Separate your family’s business from personal assets

  • By Eddy Roddy Business Planning
  • Thursday, May 27, 2010 1:16pm

It’s an old saying but one that may be wiser today than ever: “East is east, and west is west; and never the twain shall meet.”

Suppose you’re Jack and Judy West, co-owners of Everett’s East Widgets. If the East account balance is too low to fund a business expense, you might be tempted to pay from your West personal account.

What business owner hasn’t done this, especially start-ups?

More importantly, how can you prevent the headaches of doing it? And how can you untangle business and personal assets to transfer a business within the family?

Mixing personal and business finances may be tempting, but it’s a bad idea. It attracts IRS attention, confuses your tax consultant and often shields you from knowing how East Widgets is really faring. It can jeopardize applications for either business or personal loans, such as home mortgage modifications or home equity loans.

Start by using separate accounts: a business checking account or credit card for business expenses, and personal accounts or cards for personal expenses. It seems obvious, but avoid the temptation to deposit money from a personal loan into your business account. And deposit only checks written to your business into your business account.

Incorporate or document the business as separate from you, with its own legal existence, tax ID number, books and records.

Many banks offer multiple types of business checking accounts, even for start-up organizations. Use your Social Security number and the account could be titled in your name DBA (“doing business as”) your company name. The DBA structure, however, precludes the tax and limited liability benefits of structures such as incorporations, or various partnerships, including LLCs.

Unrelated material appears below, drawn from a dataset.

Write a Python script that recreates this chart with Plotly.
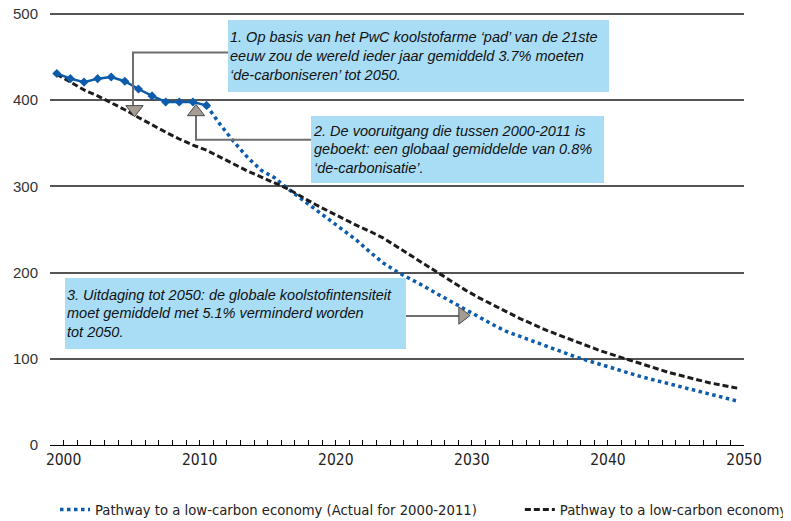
import plotly.graph_objects as go

# years and values
years_actual = list(range(2000, 2012))
actual = [431, 425, 421, 425, 427, 422, 413, 405, 398, 398, 398, 394]

years_proj = list(range(2011, 2051))
projection = [394, 372, 352, 334, 319, 310, 297, 285, 273, 262,
              250, 238, 224, 211, 201, 193, 184, 175, 166, 158,
              149, 140, 132, 126, 121, 115, 109, 103, 98, 93,
              88, 83, 79, 75, 71, 67, 63, 59, 55, 51]

years_pwc = list(range(2000, 2051))
pwc_path = [430, 421, 412, 405, 397, 389, 380, 371, 363, 355,
            348, 342, 334, 326, 318, 311, 304, 297, 288, 279,
            271, 263, 255, 248, 240, 230, 220, 209, 199, 190,
            180, 171, 163, 155, 147, 140, 133, 127, 121, 115,
            109, 104, 99, 94, 89, 84, 80, 76, 72, 69, 66]

tick_labels = ['2000', '2010', '2020', '2030', '2040', '2050']

notes = [
    "1. Op basis van het PwC koolstofarme \u2018pad\u2019 van de 21ste<br>"
    "eeuw zou de wereld ieder jaar gemiddeld 3.7% moeten<br>"
    "\u2018de-carboniseren\u2019 tot 2050.",
    "2. De vooruitgang die tussen 2000-2011 is<br>"
    "geboekt: een globaal gemiddelde van 0.8%<br>"
    "\u2018de-carbonisatie\u2019.",
    "3. Uitdaging tot 2050: de globale koolstofintensiteit<br>"
    "moet gemiddeld met 5.1% verminderd worden<br>"
    "tot 2050.",
]

BLUE = '#0d5cab'
BLACK = '#1c1c1c'
BOX = '#a9ddf6'
GREY = '#6e6e6e'
NARROW = 'Liberation Sans Narrow, DejaVu Sans Condensed, Arial'

fig = go.Figure()

fig.add_trace(go.Scatter(x=years_proj, y=projection, mode='lines',
                         name='Pathway to a low-carbon economy (Actual for 2000-2011)',
                         legend='legend',
                         line=dict(color=BLUE, width=3.5, dash='3.5px,3.5px')))

fig.add_trace(go.Scatter(x=years_pwc, y=pwc_path, mode='lines',
                         name='Pathway to a low-carbon economy',
                         legend='legend2',
                         line=dict(color=BLACK, width=3, dash='6px,3px')))

fig.add_trace(go.Scatter(x=years_actual, y=actual, mode='lines+markers',
                         showlegend=False,
                         line=dict(color=BLUE, width=2.5),
                         marker=dict(symbol='diamond', size=7, color=BLUE)))

# callout connector lines
connectors = [
    ([2012.58, 2005.6, 2005.6], [455.3, 455.3, 393.7]),
    ([2010.23, 2010.23, 2018.68], [382.1, 354.2, 354.2]),
    ([2025.66, 2029.63], [149.8, 149.8]),
]
for cx, cy in connectors:
    fig.add_trace(go.Scatter(x=cx, y=cy, mode='lines', showlegend=False,
                             hoverinfo='skip', line=dict(color=GREY, width=2)))

# callout pointers
fig.add_trace(go.Scatter(x=[2005.71, 2010.23, 2029.82], y=[389.4, 386.4, 150.2],
                         mode='markers', showlegend=False, hoverinfo='skip',
                         marker=dict(symbol=['triangle-down', 'triangle-up', 'triangle-right'],
                                     size=15, color='#a59c94',
                                     line=dict(color='#4a4a4a', width=1))))

boxes = [(2012.58, 493.6, 381, 72), (2018.68, 382.1, 293, 67), (2000.57, 194.0, 341, 71)]
for text, (bx, by, bw, bh) in zip(notes, boxes):
    fig.add_annotation(x=bx, y=by, xref='x', yref='y', xanchor='left', yanchor='top',
                       text=text, showarrow=False, align='left', valign='middle',
                       width=bw - 4, height=bh - 4, borderpad=2, borderwidth=0,
                       bgcolor=BOX,
                       font=dict(family='Liberation Sans, Arial', size=14.5,
                                 color='#111', style='italic'))

legend_style = dict(orientation='h', y=-0.1498, xanchor='left', yanchor='middle',
                    font=dict(family=NARROW, size=14.7, color='#222'),
                    bgcolor='rgba(0,0,0,0)')

# the page body adds an 8px margin, so the figure is 8px smaller
fig.update_layout(
    width=783, height=513,
    margin=dict(l=42, r=47, t=3, b=76, autoexpand=False),
    plot_bgcolor='white', paper_bgcolor='white',
    font=dict(family=NARROW, color='#222'),
    legend=dict(x=0.0072, **legend_style),
    legend2=dict(x=0.677, **legend_style),
)

fig.update_xaxes(range=[1999.5, 2050.5], showgrid=False, zeroline=False,
                 showline=True, linecolor='black', linewidth=1, automargin=False,
                 tickvals=[int(t) + 0.5 for t in tick_labels], ticktext=tick_labels,
                 ticks='inside', ticklen=5, tickcolor='black', tickwidth=1,
                 ticklabeloverflow='allow',
                 minor=dict(ticks='inside', dtick=1, tick0=1999.5, ticklen=5,
                            tickcolor='black', showgrid=False),
                 tickfont=dict(family=NARROW, size=15.5, color='#222'))

fig.update_yaxes(range=[0, 503.5], tickvals=[0, 100, 200, 300, 400, 500],
                 showgrid=True, gridcolor='#555',
                 gridwidth=1.5, zeroline=False, showline=False, ticks='',
                 automargin=False, ticklabelstandoff=11, ticklabeloverflow='allow',
                 tickfont=dict(family='Liberation Sans, Arial', size=15, color='#333'))

fig.write_html("out.html")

Pay your salary from the business account into your personal account, setting your salary according to what works best for your business type.

A typical family business comprises 65 to 90 percent of your estate and is subject to taxes. Given that, business succession plans and estate plans can help reduce those taxes — and insurance is vital.

Many businesses don’t implement succession plans, and many don’t survive as a result. A business succession plan outlines how a family-owned business will continue and is essential enough to merit the professional counsel and expertise of accountants, attorneys, bankers, business brokers, investment bankers and insurance experts.

Family-owned companies represent retirement savings for business owners, so owners must consider drawing funds from a business for retirement, typically through deferred compensation and consulting agreements or by selling the business. You can also use the business to minimize estate taxes.

Compensation is generally subject to ordinary income tax rates as high as 35 percent, far higher than the 15 percent rate on long-term gains from sale proceeds. How these tax issues play out depends on such factors as whether the business is an S-corporation, a C-corporation and/or an LLC. But reducing the value of a business will generally reduce the value of the business owner’s estate and therefore the taxes on it.

So if you’re Jack and Judy West, co-owners of East Widgets, each of you can give tax-free gifts, within limits, to your heirs, your heirs’ spouses and their children. This can remove significant value from an estate — and remember, the estate includes the value of East Widgets. If you wanted to sell East Widgets within your family, you can also reduce its value through discounts that compensate for lack of marketability, minority interest or lack of control; you can achieve this by dividing stock ownership.

You can also reduce the value of East Widgets through nonqualified deferred compensation to yourselves, leasing such assets as real estate or equipment (which increase productivity as well as operating expenses), indemnification fees, licensing and royalty fees (for intellectual property such as patents or copyrights), and Subchapter S dividends.

To keep your family-owned business in your family, develop a comprehensive business succession plan with professionals experienced in business transfer transactions.

As family-owned businesses begin to change hands in huge numbers with the retirement of baby boomer entrepreneurs, business succession planning has never been more important than now.